#### [RAW RECORDS]

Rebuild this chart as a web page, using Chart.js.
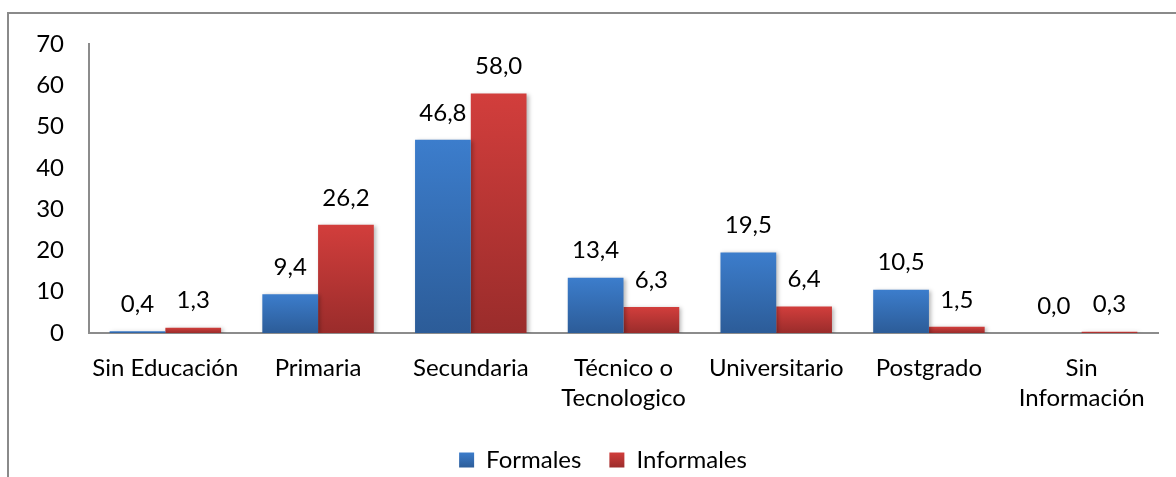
<!DOCTYPE html>
<html lang="es">
<head>
    <meta charset="UTF-8">
    <title>Formales vs Informales por nivel educativo</title>
    <script src="https://cdn.jsdelivr.net/npm/chart.js"></script>
    <style>
        html, body { margin: 0; padding: 0; background: #fff; }
        .chart-container { width: 1176px; height: 477px; }
    </style>
</head>
<body>
    <div class="chart-container">
        <canvas id="nivelChart"></canvas>
    </div>

    <script>
        // Data
        const categories = ['Sin Educación', 'Primaria', 'Secundaria', ['Técnico o', 'Tecnologico'], 'Universitario', 'Postgrado', ['Sin', 'Información']];
        const formales = [0.4, 9.4, 46.8, 13.4, 19.5, 10.5, 0.0];
        const informales = [1.3, 26.2, 58.0, 6.3, 6.4, 1.5, 0.3];
        const yTicks = [0, 10, 20, 30, 40, 50, 60, 70];

        const FONT = 'Lato, Calibri, "Open Sans", sans-serif';
        const BLUE = ['#3c7dcc', '#2c5c98'];
        const RED = ['#d23e3c', '#9a2c2b'];

        // vertical gradient per bar, lighter on top
        function barGradient(cols) {
            return function(ctx) {
                const chart = ctx.chart;
                const y = chart.scales && chart.scales.y;
                if (!y || !chart.chartArea || ctx.parsed === undefined) return cols[0];
                const top = y.getPixelForValue(ctx.parsed.y);
                const bottom = y.getPixelForValue(0);
                if (bottom - top < 1) return cols[1];
                const g = chart.ctx.createLinearGradient(0, top, 0, bottom);
                g.addColorStop(0, cols[0]);
                g.addColorStop(1, cols[1]);
                return g;
            };
        }

        // outer frame like the office chart border
        const framePlugin = {
            id: 'frame',
            afterLayout(chart) {
                // legend sits a bit right of the canvas centre in the original
                if (chart.legend) {
                    chart.legend.left += 24;
                    chart.legend.right += 24;
                }
            },
            beforeDraw(chart) {
                const c = chart.ctx;
                c.save();
                c.strokeStyle = '#8a8a8a';
                c.lineWidth = 2;
                c.beginPath();
                c.moveTo(8, 480);
                c.lineTo(8, 13);
                c.lineTo(1180, 13);
                c.stroke();
                c.restore();
            }
        };

        // small shadow on bars + value labels on top
        const labelPlugin = {
            id: 'valueLabels',
            beforeDatasetsDraw(chart) {
                const c = chart.ctx;
                c.save();
                c.shadowColor = 'rgba(0,0,0,0.28)';
                c.shadowBlur = 4;
                c.shadowOffsetX = 2;
                c.shadowOffsetY = 1;
            },
            afterDatasetsDraw(chart) {
                const c = chart.ctx;
                c.restore();
                c.save();
                c.font = '24px ' + FONT;
                c.fillStyle = '#000';
                c.textAlign = 'center';
                c.textBaseline = 'middle';
                chart.data.datasets.forEach((ds, i) => {
                    chart.getDatasetMeta(i).data.forEach((bar, j) => {
                        const txt = ds.data[j].toFixed(1).replace('.', ',');
                        c.fillText(txt, bar.x, bar.y - 27);
                    });
                });
                c.restore();
            }
        };

        const ctx = document.getElementById('nivelChart').getContext('2d');
        new Chart(ctx, {
            type: 'bar',
            data: {
                labels: categories,
                datasets: [{
                    label: 'Formales',
                    data: formales,
                    backgroundColor: barGradient(BLUE),
                    borderWidth: 0
                }, {
                    label: 'Informales',
                    data: informales,
                    backgroundColor: barGradient(RED),
                    borderWidth: 0
                }]
            },
            options: {
                responsive: true,
                maintainAspectRatio: false,
                animation: false,
                layout: {
                    padding: { top: 44, left: 0, right: 18, bottom: 0 }
                },
                datasets: {
                    bar: { categoryPercentage: 0.73, barPercentage: 1.0 }
                },
                plugins: {
                    legend: {
                        position: 'bottom',
                        maxHeight: 57,
                        labels: {
                            color: '#000',
                            font: { family: FONT, size: 24 },
                            boxWidth: 15,
                            boxHeight: 15,
                            padding: 28,
                            generateLabels(chart) {
                                const c = chart.ctx;
                                return chart.data.datasets.map((ds, i) => {
                                    const cols = i === 0 ? BLUE : RED;
                                    const g = c.createLinearGradient(0, 452, 0, 468);
                                    g.addColorStop(0, cols[0]);
                                    g.addColorStop(1, cols[1]);
                                    return {
                                        text: ds.label,
                                        fillStyle: g,
                                        strokeStyle: cols[1],
                                        lineWidth: 0,
                                        datasetIndex: i
                                    };
                                });
                            }
                        }
                    },
                    tooltip: { enabled: false }
                },
                scales: {
                    x: {
                        grid: { display: false, drawTicks: false },
                        border: { display: true, color: '#8c8c8c', width: 2 },
                        ticks: {
                            color: '#000',
                            font: { family: FONT, size: 24, lineHeight: 1.25 },
                            padding: 20,
                            maxRotation: 0,
                            autoSkip: false
                        },
                        afterFit(scale) { scale.height = 87; }
                    },
                    y: {
                        min: 0,
                        max: 70,
                        afterBuildTicks(scale) {
                            scale.ticks = yTicks.map(v => ({ value: v }));
                        },
                        grid: { display: false, drawTicks: false },
                        border: { display: true, color: '#8c8c8c', width: 2 },
                        ticks: {
                            color: '#000',
                            font: { family: FONT, size: 24 },
                            padding: 25
                        },
                        afterFit(scale) { scale.width = 89; }
                    }
                }
            },
            plugins: [framePlugin, labelPlugin]
        });
    </script>
</body>
</html>
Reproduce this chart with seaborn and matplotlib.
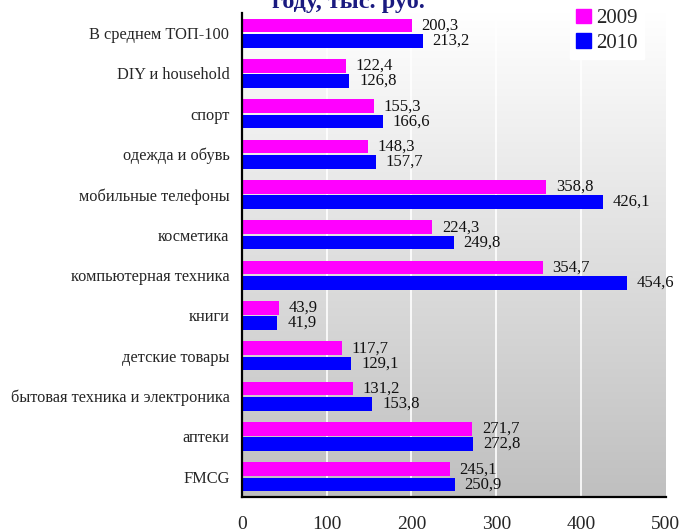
import numpy as np
import pandas as pd
import matplotlib
matplotlib.use("Agg")
import matplotlib.pyplot as plt
import seaborn as sns

categories = [
    "В среднем ТОП-100",
    "DIY и household",
    "спорт",
    "одежда и обувь",
    "мобильные телефоны",
    "косметика",
    "компьютерная техника",
    "книги",
    "детские товары",
    "бытовая техника и электроника",
    "аптеки",
    "FMCG",
]
values_2009 = [200.3, 122.4, 155.3, 148.3, 358.8, 224.3, 354.7, 43.9, 117.7, 131.2, 271.7, 245.1]
values_2010 = [213.2, 126.8, 166.6, 157.7, 426.1, 249.8, 454.6, 41.9, 129.1, 153.8, 272.8, 250.9]
years = ["2009", "2010"]
x_ticks = [0, 100, 200, 300, 400, 500]
title_tail = "году, тыс. руб."

df = pd.DataFrame({
    "category": categories * 2,
    "value": values_2009 + values_2010,
    "year": [years[0]] * len(categories) + [years[1]] * len(categories),
})

sns.set_theme(style="white")
plt.rcParams["font.family"] = ["Liberation Serif", "DejaVu Serif"]

fig = plt.figure(figsize=(6.89, 5.32), dpi=100)
ax = fig.add_axes([0.3512, 0.0658, 0.6150, 0.9098])

# vertical white-to-grey gradient behind the bars
grad = np.linspace(1.0, 0.0, 256).reshape(-1, 1)
top_c = np.array([1.0, 1.0, 1.0])
bot_c = np.array([0.75, 0.75, 0.75])
img = top_c * grad[..., None] + bot_c * (1 - grad[..., None])
ax.imshow(img, extent=[0, 1, 0, 1], transform=ax.transAxes, aspect="auto", zorder=0)

sns.barplot(data=df, y="category", x="value", hue="year", orient="h",
            palette=["#FF00FF", "#0000FF"], width=0.75, gap=0.1,
            saturation=1, linewidth=0, edgecolor="none", ax=ax, zorder=3)

for cont in ax.containers:
    labels = [f"{b.get_width():.1f}".replace(".", ",") for b in cont]
    ax.bar_label(cont, labels=labels, padding=7, fontsize=12, color="#111111")

ax.set_xlim(0, 500)
ax.set_ylim(len(categories) - 0.5, -0.5)
ax.set_xticks(x_ticks)
ax.set_xticklabels([str(t) for t in x_ticks], fontsize=14)
ax.tick_params(axis="x", direction="out", length=4, width=1.5, color="black", pad=9.5)
ax.tick_params(axis="y", which="major", length=0, labelsize=11.8, pad=9)
ax.set_yticks(np.arange(-0.5, len(categories), 1.0), minor=True)
ax.tick_params(axis="y", which="minor", direction="out", length=4, width=1.5, color="black")
for v in x_ticks[1:-1]:
    ax.axvline(v, color="white", lw=1.2, zorder=1)

for side in ["top", "right"]:
    ax.spines[side].set_visible(False)
for side in ["left", "bottom"]:
    ax.spines[side].set_color("black")
    ax.spines[side].set_linewidth(1.6)
    ax.spines[side].set_zorder(5)
ax.set_xlabel("")
ax.set_ylabel("")

ax.legend_.remove()
handles = [plt.Rectangle((0, 0), 1, 1, color=c) for c in ["#FF00FF", "#0000FF"]]
leg = fig.legend(handles, years, loc="upper left", bbox_to_anchor=(0.812, 1.015),
                 fontsize=15, frameon=True, framealpha=1, facecolor="white",
                 edgecolor="white", handlelength=0.7, handleheight=0.7,
                 handletextpad=0.25, labelspacing=0.25, borderpad=0.3,
                 fancybox=False)

fig.text(0.505, 0.985, title_tail, ha="center", va="baseline", fontsize=17.5,
         fontweight="bold", color="#1a1a80")

fig.savefig("out.png", dpi=100)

#### [REQUIRED TASK]
Only the lines from the one containing "Reproduce this chart" down to the one containing "import seaborn as sns" should be copied, exactly and with both ends kept. Drop the pictures.

#### [SOLUTION FOR THIS TASK]
Reproduce this chart with seaborn and matplotlib.
import numpy as np
import pandas as pd
import matplotlib
matplotlib.use("Agg")
import matplotlib.pyplot as plt
import seaborn as sns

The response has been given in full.